(255c) Uncovering the Effect of Mechanochemical Pretreatment on Biocrude Yields and Chemical Mechanism of Lignocellulosic HTL

Lignocellulosic wastes have emerged as a popular feedstock for hydrothermal conversion to biofuels. They can be preferable to food waste and sewage sludge due to negligible nitrogen which has proven challenging in biocrude upgrading. Additionally, research has shown lignocellulosic feedstocks to result in low biocrude yields typically below 25%¹, decreasing their overall commercial suitability due to increased production costs. Previous research has estimated ball-milling to consume 5.6 MJ/kg bamboo feed², whereas biocrude typically results in higher heating values (HHV) between 30 – 40 MJ/kg, indicating the potential for pre-treatment to be energy-favorable.³

Mechanical pre-treatment has the potential to improve biocrude yields and process economics from lignocellulose-fed hydrothermal liquefaction. This work explores the effect of ball milling as a mechanical pre-treatment for lignocellulosic waste from two sources with varying cellulose and lignin contents. Preliminary results reveal that ball milling increases biocrude production from lignocellulosic waste by 95% compared to HTL at identical conditions with un-modified lignocellulosic material as seen in Figure 1a.

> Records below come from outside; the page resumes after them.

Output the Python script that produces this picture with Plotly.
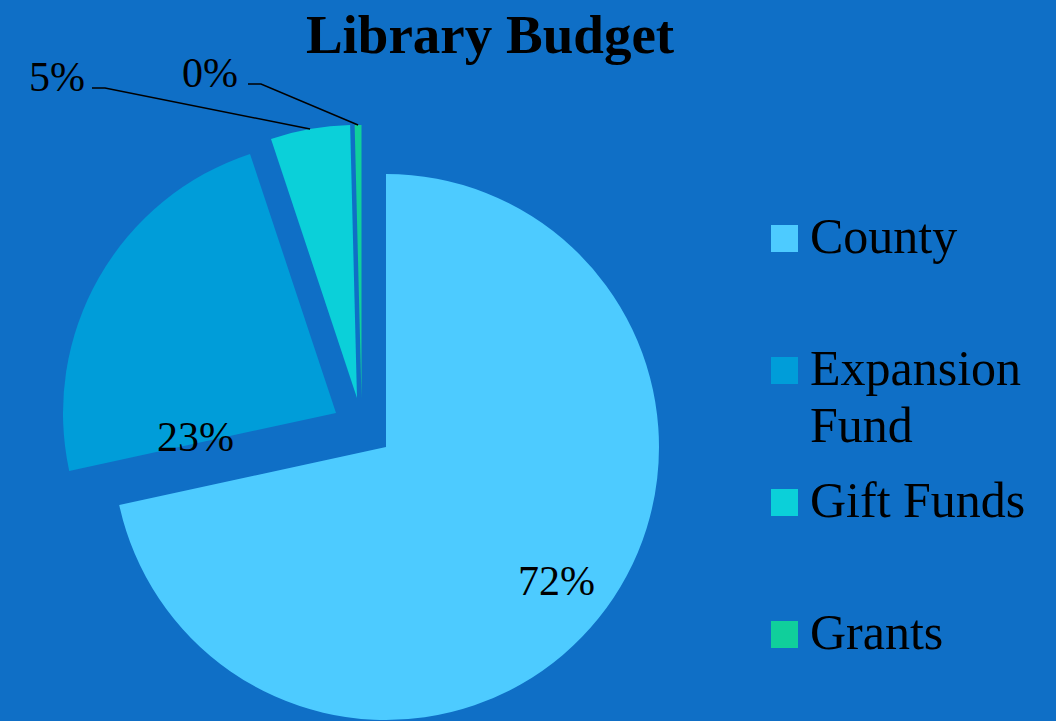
import math
import textwrap
import plotly.graph_objects as go

# data
labels = ["County", "Expansion Fund", "Gift Funds", "Grants"]
values = [71.6, 23.3, 4.7, 0.4]
colors = ["#4DCBFF", "#009DD9", "#0BD0D9", "#10CF9B"]

W, H = 1056, 721
R = 273
FONT = "Liberation Serif"
BG = "#0F6FC6"

# apex of every (exploded) slice, in pixels
apex = [(386, 447), (336, 413), (357, 398), (361.5, 398)]
# where the percentage labels sit (pixels)
label_pos = [(556, 581), (195, 437), (57, 77), (210, 73)]
# leader lines for the small slices start here (pixels)
leader_start = {2: (92, 88), 3: (248, 84)}


def px(x):
    return x / W


def py(y):
    return 1 - y / H


total = sum(values)
fig = go.Figure()

## one pie per slice so every slice can be pushed out on its own
for i, (cx, cy) in enumerate(apex):
    cols = [c if j == i else "rgba(0,0,0,0)" for j, c in enumerate(colors)]
    fig.add_trace(go.Pie(
        labels=labels, values=values, sort=False,
        direction="clockwise", rotation=0,
        marker=dict(colors=cols, line=dict(width=0)),
        textinfo="none", showlegend=False,
        domain=dict(x=[(cx - R) / W, (cx + R) / W],
                    y=[(H - cy - R) / H, (H - cy + R) / H]),
    ))

## percentage labels + leader lines
shapes = []
annotations = []
start = 0
for i, v in enumerate(values):
    mid = math.radians((start + v / 2) / total * 360)
    start += v
    lx, ly = label_pos[i]
    annotations.append(dict(
        x=px(lx), y=py(ly), xref="paper", yref="paper",
        xanchor="center", yanchor="middle",
        text=f"{v / total:.0%}", showarrow=False,
        font=dict(family=FONT, size=42, color="black"),
    ))
    if i in leader_start:
        sx, sy = leader_start[i]
        ex = apex[i][0] + R * math.sin(mid)
        ey = apex[i][1] - R * math.cos(mid)
        shapes.append(dict(
            type="path", xref="paper", yref="paper",
            path=f"M {px(sx)} {py(sy)} L {px(sx + 13)} {py(sy)} L {px(ex)} {py(ey)}",
            line=dict(color="black", width=1.5),
        ))

## legend drawn by hand (big squares)
for i, (lab, col) in enumerate(zip(labels, colors)):
    yc = 238.5 + i * 132
    shapes.append(dict(
        type="rect", xref="paper", yref="paper",
        x0=px(771), x1=px(798), y0=py(yc - 13.5), y1=py(yc + 13.5),
        fillcolor=col, line=dict(width=0),
    ))
    for k, line in enumerate(textwrap.wrap(lab, 10)):
        annotations.append(dict(
            x=px(808), y=py(yc - 3 + k * 58), xref="paper", yref="paper",
            xanchor="left", yanchor="middle",
            text=line, showarrow=False,
            font=dict(family=FONT, size=50, color="black"),
        ))

fig.update_layout(
    width=W, height=H,
    paper_bgcolor=BG, plot_bgcolor=BG,
    margin=dict(l=0, r=0, t=0, b=0),
    title=dict(text="Library Budget", x=490 / W, y=py(14),
               xanchor="center", yanchor="top",
               font=dict(family=FONT, size=55, color="black", weight="bold")),
    shapes=shapes,
    annotations=annotations,
)

fig.write_html("out.html", config={"displayModeBar": False},
               post_script="document.body.style.margin='0';")
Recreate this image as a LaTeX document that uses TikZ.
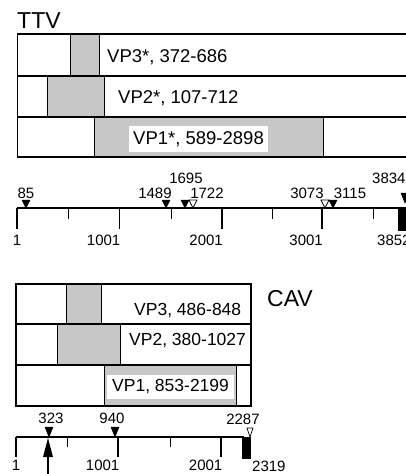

Figure 1b begins to uncover the underlying reasoning for the increase in biocrude yield. Micrograph analysis reveals that ball-milling results in a significant decrease in green waste particle size from 0.16 ± 0.09 mm to 0.05 ± 0.04 mm, corresponding to a decrease of nearly 70%. This does not fully account for the increase in biocrude yield, wherein Figure 1b indicates that ball milling decreases lignocellulose crystallinity, which also plays a role in increasing biocrude yield. To determine the specific contribution of particle size and crystallinity, un-modified lignocellulosic waste will be sieved into particle size ranges that mimic those found in ball-milled green waste and biocrude yields compared. Cellulose and lignin will undergo HTL at identical sieve fractions with and without ball milling to identify the specific contribution of crystallinity on biocrude yield.

This work aims the advance the potential for lignocellulosic hydrothermal liquefaction at a commercial level through an understanding of particle size and crystalline properties of the feedstock beneficial to increased biocrude yields.